Compartí con él muchas peripecias difíciles, a menudo dolorosas, y no siempre carentes de peligro. Pero nunca le noté que sentía el miedo que a mí me hacía temblar las piernas. Casi me atrevería a decir que en más de un momento nos jugamos la vida juntos aunque a su lado, el peligro siempre acababa convertido en una anécdota y a menudo en una lección. Sabía buscar la noticia como nadie y para conseguir un dato o vivir de cerca una experiencia nunca regateaba ni esfuerzos ni se dejaba vencer por las dificultades.
Era, en síntesis, el mejor de una generación de reporteros excelentes de la cual tengo el honor de considerarme un alumno aunque a su lado no especialmente aventajado ni lo bueno que hubiese deseado. Era el mejor como periodista, cuya fama había traspasado muchas fronteras, pero además, también era admirable como persona. Rebosaba humanidad y la transmitía convertida en ejemplo de permanente de vida interior intensa. En los conflictos y desastres que con tanta frecuencia vivió desde dentro en los cinco continentes, más de una vez le vi derramar lágrimas que le saltaban espontáneamente ante las desgracias y miserias.

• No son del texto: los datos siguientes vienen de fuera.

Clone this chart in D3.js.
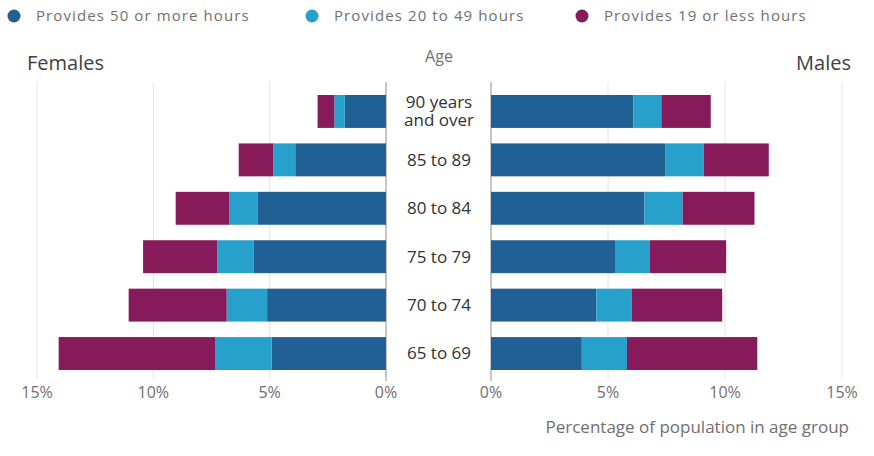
<!DOCTYPE html>
<html>
<head>
<meta charset="utf-8">
<script src="https://cdn.jsdelivr.net/npm/d3@7"></script>
<style>
  body { margin: 0; background: #fff; }
  text { font-family: "Open Sans", sans-serif; }
</style>
</head>
<body>
<div id="viz"></div>
<script>
// age groups, top to bottom
var ages = ["90 years and over", "85 to 89", "80 to 84", "75 to 79", "70 to 74", "65 to 69"];
var seriesNames = ["Provides 50 or more hours", "Provides 20 to 49 hours", "Provides 19 or less hours"];
var keys = ["h50", "h20", "h19"];
var colours = ["#206095", "#27a0cc", "#871a5b"];

// percentages of population in age group
var femalesH50 = [1.77, 3.90, 5.53, 5.70, 5.11, 4.91];
var femalesH20 = [0.45, 0.94, 1.20, 1.55, 1.74, 2.44];
var femalesH19 = [0.72, 1.49, 2.31, 3.19, 4.21, 6.72];
var malesH50 = [6.08, 7.44, 6.56, 5.30, 4.50, 3.88];
var malesH20 = [1.20, 1.65, 1.63, 1.49, 1.51, 1.93];
var malesH19 = [2.11, 2.78, 3.07, 3.26, 3.87, 5.57];
var ticks = [0, 5, 10, 15];

var width = 874, height = 456;

var svg = d3.select("#viz")
  .append("svg")
  .attr("width", width)
  .attr("height", height);

function rows(a, b, c) {
  return ages.map(function(age, i) { return {age: age, h50: a[i], h20: b[i], h19: c[i]}; });
}
var stack = d3.stack().keys(keys);
var fem = stack(rows(femalesH50, femalesH20, femalesH19));
var mal = stack(rows(malesH50, malesH20, malesH19));

var xL = d3.scaleLinear().domain([0, 15]).range([386, 37]);
var xR = d3.scaleLinear().domain([0, 15]).range([491, 842]);
var y = d3.scaleBand().domain(ages).range([95, 370]).paddingInner(0.32).paddingOuter(0);
var c = d3.scaleOrdinal().domain(keys).range(colours);

var gridTop = 82, gridBottom = 381;

// gridlines and tick labels
[xL, xR].forEach(function(x) {
  svg.append("g").selectAll("line").data(ticks).enter()
    .append("line")
    .attr("x1", function(d) { return x(d); })
    .attr("x2", function(d) { return x(d); })
    .attr("y1", gridTop)
    .attr("y2", function(d) { return d == 0 ? gridBottom : gridBottom - 2; })
    .style("stroke", function(d) { return d == 0 ? "#b3b3b3" : "#e4e4e4"; })
    .style("stroke-width", function(d) { return d == 0 ? 1.5 : 1; });

  svg.append("g").selectAll("text").data(ticks).enter()
    .append("text")
    .attr("x", function(d) { return x(d); })
    .attr("y", 398)
    .attr("text-anchor", "middle")
    .style("font-size", "16px")
    .style("fill", "#707070")
    .text(function(d) { return d + "%"; });
});

// bars
function drawBars(layers, x, left) {
  svg.append("g").selectAll("g").data(layers).enter()
    .append("g")
    .style("fill", function(d) { return c(d.key); })
    .selectAll("rect").data(function(d) { return d; }).enter()
    .append("rect")
    .attr("x", function(d) { return left ? x(d[1]) : x(d[0]); })
    .attr("y", function(d) { return y(d.data.age); })
    .attr("width", function(d) { return Math.abs(x(d[1]) - x(d[0])); })
    .attr("height", y.bandwidth());
}
drawBars(fem, xL, true);
drawBars(mal, xR, false);

// age labels
var labels = svg.append("g").selectAll("text").data(ages).enter()
  .append("text")
  .attr("x", 439)
  .attr("y", function(d) { return y(d) + y.bandwidth() / 2; })
  .attr("text-anchor", "middle")
  .style("font-size", "17px")
  .style("fill", "#323132");
labels.each(function(d) {
  var t = d3.select(this);
  if (d == "90 years and over") {
    t.append("tspan").attr("x", 439).attr("dy", "-0.2em").text("90 years");
    t.append("tspan").attr("x", 439).attr("dy", "1.05em").text("and over");
  } else {
    t.attr("dy", "0.35em").text(d);
  }
});

svg.append("text").attr("x", 439).attr("y", 62).attr("text-anchor", "middle")
  .style("font-size", "16px").style("fill", "#707070").text("Age");
svg.append("text").attr("x", 27).attr("y", 70)
  .style("font-size", "20px").style("fill", "#414042").text("Females");
svg.append("text").attr("x", 851).attr("y", 70).attr("text-anchor", "end")
  .style("font-size", "20px").style("fill", "#414042").text("Males");
svg.append("text").attr("x", 849).attr("y", 433).attr("text-anchor", "end")
  .style("font-size", "17px").style("fill", "#707070").text("Percentage of population in age group");

// legend
var legendX = [14, 312, 582];
var legend = svg.append("g").selectAll("g").data(seriesNames).enter()
  .append("g")
  .attr("transform", function(d, i) { return "translate(" + legendX[i] + ",16)"; });
legend.append("circle").attr("r", 6.5).style("fill", function(d, i) { return colours[i]; });
legend.append("text").attr("x", 22).attr("dy", "0.35em")
  .style("font-size", "15px").style("letter-spacing", "1.1px").style("fill", "#707070")
  .text(function(d) { return d; });
</script>
</body>
</html>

Manu Leguineche era una figura del periodismo, admirada y respetada tanto por sus lectores o espectadores como, lo que siempre resulta más difícil, por sus compañeros en la competencia in situ por obtener una noticia o por divulgarla el primero. Era un colega extraño porque carecía de enemigos. Sólo tenía amigos y pocos, si hay alguno entre cuantos hemos coincidido con él en diferentes coberturas, no tendrán algo que agradecerle. Ayudaba a todo el mundo, estimulaba a quienes sin manifestarlo queríamos lo imposible, que era superarle, y se convertía en el paño de lágrimas cuando la emoción o la incertidumbre embargaban el ánimo de quienes compartíamos con él angustias y fatigas.

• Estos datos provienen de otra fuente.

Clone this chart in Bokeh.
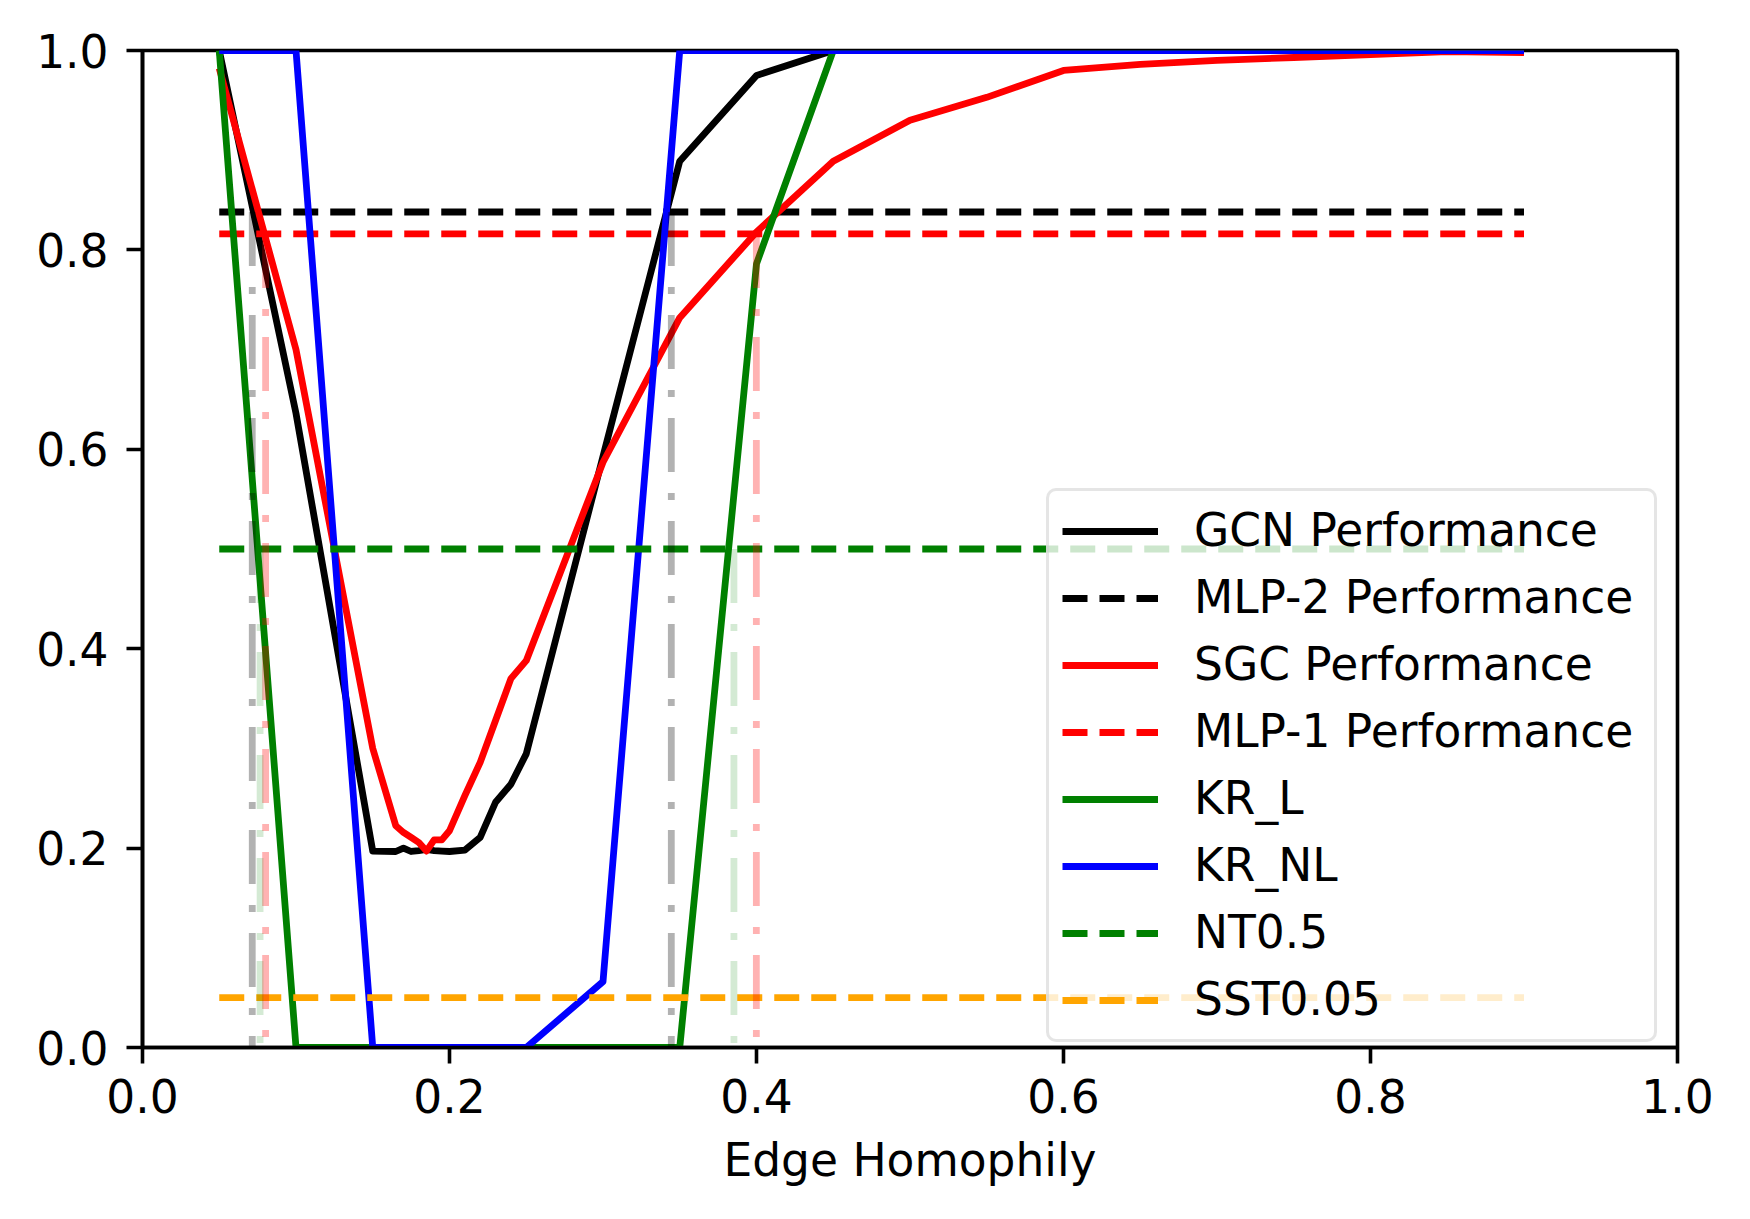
from bokeh.plotting import figure
from bokeh.models import Range1d, Legend, LegendItem, FixedTicker, PrintfTickFormatter
from bokeh.embed import file_html
from bokeh.resources import INLINE

# ---------------- data ----------------
homophily = [0.05, 0.10, 0.15, 0.165, 0.17, 0.175, 0.18, 0.185, 0.19, 0.195,
             0.20, 0.21, 0.22, 0.23, 0.24, 0.25, 0.30, 0.35, 0.40, 0.45,
             0.50, 0.55, 0.60, 0.65, 0.70, 0.75, 0.80, 0.85, 0.90]

gcn_perf = [1.0, 0.636, 0.197, 0.1966, 0.200, 0.1966, 0.1975, 0.1986, 0.1975, 0.197,
            0.1966, 0.198, 0.2107, 0.246, 0.264, 0.2945, 0.593, 0.889, 0.975, 1.0,
            1.0, 1.0, 1.0, 1.0, 1.0, 1.0, 1.0, 1.0, 1.0]

sgc_perf = [0.982, 0.700, 0.300, 0.2224, 0.2157, 0.2107, 0.2056, 0.197, 0.2083, 0.2083,
            0.2174, 0.2526, 0.286, 0.328, 0.370, 0.388, 0.587, 0.732, 0.818, 0.889,
            0.930, 0.953, 0.980, 0.986, 0.990, 0.993, 0.996, 0.999, 0.998]

kr_l = [1.0, 0.0, 0.0, 0.0, 0.0, 0.0, 0.0, 0.0, 0.0, 0.0,
        0.0, 0.0, 0.0, 0.0, 0.0, 0.0, 0.0, 0.0, 0.786, 1.0,
        1.0, 1.0, 1.0, 1.0, 1.0, 1.0, 1.0, 1.0, 1.0]

kr_nl = [1.0, 1.0, 0.0, 0.0, 0.0, 0.0, 0.0, 0.0, 0.0, 0.0,
         0.0, 0.0, 0.0, 0.0, 0.0, 0.0, 0.066, 1.0, 1.0, 1.0,
         1.0, 1.0, 1.0, 1.0, 1.0, 1.0, 1.0, 1.0, 1.0]

ref_span = [0.05, 0.90]
mlp2_level = 0.838
mlp1_level = 0.816
nt_level = 0.5
sst_level = 0.05

gcn_cross = [0.0715, 0.3445]
sgc_cross = [0.0802, 0.3999]
kr_cross = [0.0766, 0.3853]

x_ticks = [0.0, 0.2, 0.4, 0.6, 0.8, 1.0]
y_ticks = [0.0, 0.2, 0.4, 0.6, 0.8, 1.0]

# ---------------- style ----------------
FONT = "DejaVu Sans"
FS = "45.5px"
LW = 6.8
DASH = "25 12"
DASHDOT = "54 21 7 21"

p = figure(width=1742, height=1211,
           x_range=Range1d(0, 1), y_range=Range1d(0, 1),
           output_backend="svg", toolbar_location=None,
           min_border_left=142, min_border_right=65,
           min_border_top=50, min_border_bottom=164)

p.background_fill_color = "white"
p.border_fill_color = "white"
p.outline_line_color = "black"
p.outline_line_width = 3.6
p.grid.visible = False

for ax in (p.xaxis[0], p.yaxis[0]):
    ax.axis_line_width = 3.6
    ax.axis_line_color = "black"
    ax.major_tick_line_width = 3.6
    ax.major_tick_line_color = "black"
    ax.major_tick_out = 16
    ax.major_tick_in = 0
    ax.minor_tick_out = 0
    ax.minor_tick_in = 0
    ax.major_label_text_font = FONT
    ax.major_label_text_font_size = FS
    ax.major_label_text_color = "black"
    ax.formatter = PrintfTickFormatter(format="%.1f")

p.xaxis.ticker = FixedTicker(ticks=x_ticks)
p.yaxis.ticker = FixedTicker(ticks=y_ticks)
p.xaxis.major_label_standoff = 15
p.yaxis.major_label_standoff = 18

p.xaxis.axis_label = "Edge Homophily"
p.xaxis.axis_label_text_font = FONT
p.xaxis.axis_label_text_font_size = FS
p.xaxis.axis_label_text_font_style = "normal"
p.xaxis.axis_label_text_color = "black"
p.xaxis.axis_label_standoff = 18

# ---------------- glyphs ----------------
r_gcn = p.line(homophily, gcn_perf, line_color="black", line_width=LW, line_join="round")
r_mlp2 = p.line(ref_span, [mlp2_level] * 2, line_color="black", line_width=LW, line_dash=DASH)
r_sgc = p.line(homophily, sgc_perf, line_color="red", line_width=LW, line_join="round")
r_mlp1 = p.line(ref_span, [mlp1_level] * 2, line_color="red", line_width=LW, line_dash=DASH)
r_krl = p.line(homophily, kr_l, line_color="green", line_width=LW, line_join="round")
r_krnl = p.line(homophily, kr_nl, line_color="blue", line_width=LW, line_join="round")
r_nt = p.line(ref_span, [nt_level] * 2, line_color="green", line_width=LW, line_dash=DASH)
r_sst = p.line(ref_span, [sst_level] * 2, line_color="orange", line_width=LW, line_dash=DASH)

p.segment(x0=gcn_cross, y0=[mlp2_level] * len(gcn_cross), x1=gcn_cross, y1=[0.0] * len(gcn_cross),
          line_color="black", line_alpha=0.3, line_width=LW, line_dash=DASHDOT)
p.segment(x0=sgc_cross, y0=[mlp1_level] * len(sgc_cross), x1=sgc_cross, y1=[0.0] * len(sgc_cross),
          line_color="red", line_alpha=0.3, line_width=LW, line_dash=DASHDOT)
p.segment(x0=kr_cross, y0=[nt_level] * len(kr_cross), x1=kr_cross, y1=[0.0] * len(kr_cross),
          line_color="green", line_alpha=0.17, line_width=LW, line_dash=DASHDOT)

# ---------------- legend ----------------
legend = Legend(items=[
    LegendItem(label="GCN Performance", renderers=[r_gcn]),
    LegendItem(label="MLP-2 Performance", renderers=[r_mlp2]),
    LegendItem(label="SGC Performance", renderers=[r_sgc]),
    LegendItem(label="MLP-1 Performance", renderers=[r_mlp1]),
    LegendItem(label="KR_L", renderers=[r_krl]),
    LegendItem(label="KR_NL", renderers=[r_krnl]),
    LegendItem(label="NT0.5", renderers=[r_nt]),
    LegendItem(label="SST0.05", renderers=[r_sst]),
], location=(904, 5))
legend.margin = 0
legend.padding = 13
legend.spacing = 14
legend.glyph_width = 96
legend.glyph_height = 42
legend.label_height = 42
legend.label_width = 447
legend.label_standoff = 36
legend.label_text_font = FONT
legend.label_text_font_size = FS
legend.label_text_color = "black"
legend.border_line_color = "#cccccc"
legend.border_line_width = 3.6
legend.background_fill_color = "white"
legend.background_fill_alpha = 0.8
try:
    legend.border_radius = 10
except Exception:
    pass
p.add_layout(legend)

open("out.html", "w").write(file_html(p, INLINE))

La grandeza de Manu reconocida con tantos premios y distinciones, se revelaba en los momentos más difíciles, los que le hacían abandonar sus pausas de reflexión en silencio. Era un profesional de enormes recursos y brillantes ideas que vinculaba invariablemente a su independencia. Una independencia que le llevó a crear agencias exitosas y a tratar de ejercer la profesión como él la entendía, sin amarras de ningún tipo. Al hacer balance de la obra que nos lega. Tampoco hay que olvidar sus libros, libros siempre impregnados de igualmente de buen sentido periodístico.

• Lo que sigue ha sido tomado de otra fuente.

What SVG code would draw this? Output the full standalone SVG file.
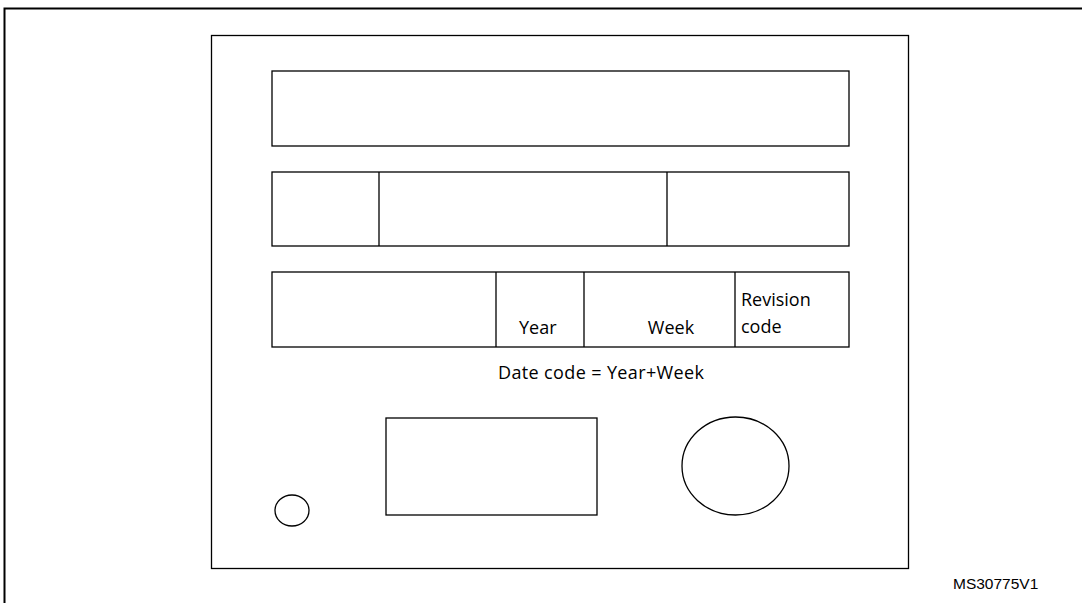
<svg xmlns="http://www.w3.org/2000/svg" width="1082" height="603" viewBox="0 0 1082 603">
<style>
.ln{fill:none;stroke:#000;stroke-width:1.3}
.t{font-family:"Open Sans","Liberation Sans",sans-serif;font-size:18px;fill:#000}
.id{font-family:"Liberation Sans",Arial,sans-serif;font-size:15.5px;fill:#000}
</style>
<rect width="1082" height="603" fill="#fff"/>
<path d="M4.5 603 V8.5 H1082" fill="none" stroke="#000" stroke-width="2"/>
<g id="package"><rect class="ln" x="211.5" y="35.5" width="697" height="533"/></g>
<g id="row1"><rect class="ln" x="272" y="71" width="577" height="75"/></g>
<g id="row2"><rect class="ln" x="272" y="172" width="577" height="74"/><path class="ln" d="M379 172 V246 M667 172 V246"/></g>
<g id="row3"><rect class="ln" x="272" y="272" width="577" height="75"/><path class="ln" d="M496 272 V347 M584 272 V347 M735 272 V347"/>
<text class="t" x="519" y="334">Year</text>
<text class="t" x="671" y="334" text-anchor="middle">Week</text>
<text class="t" x="741" y="306">Revision</text>
<text class="t" x="741" y="333">code</text>
</g>
<g id="datecode"><text class="t" x="601" y="379" text-anchor="middle" textLength="206">Date code = Year+Week</text></g>
<g id="rect-mark"><rect class="ln" x="386" y="418" width="211" height="97"/></g>
<g id="big-dot"><ellipse class="ln" cx="735.5" cy="466" rx="53.5" ry="49"/></g>
<g id="pin1"><ellipse class="ln" cx="292" cy="510.5" rx="17" ry="15.5"/></g>
<text class="id" x="953" y="589">MS30775V1</text>
</svg>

Recordar ahora vivencias conjuntas se haría interminable. Manu Leguineche nos ha dejado, pero nos queda su obra para recordar en directo, tal como él la contaba en sus crónicas, la narración de la historia reciente. Ningún acontecimiento en más de cuarenta años le fue ajeno a su entrega para transmitirla de forma clara, amena y sobre todo rigurosa, con el rigor que aporta el haberla compartido con sus protagonistas.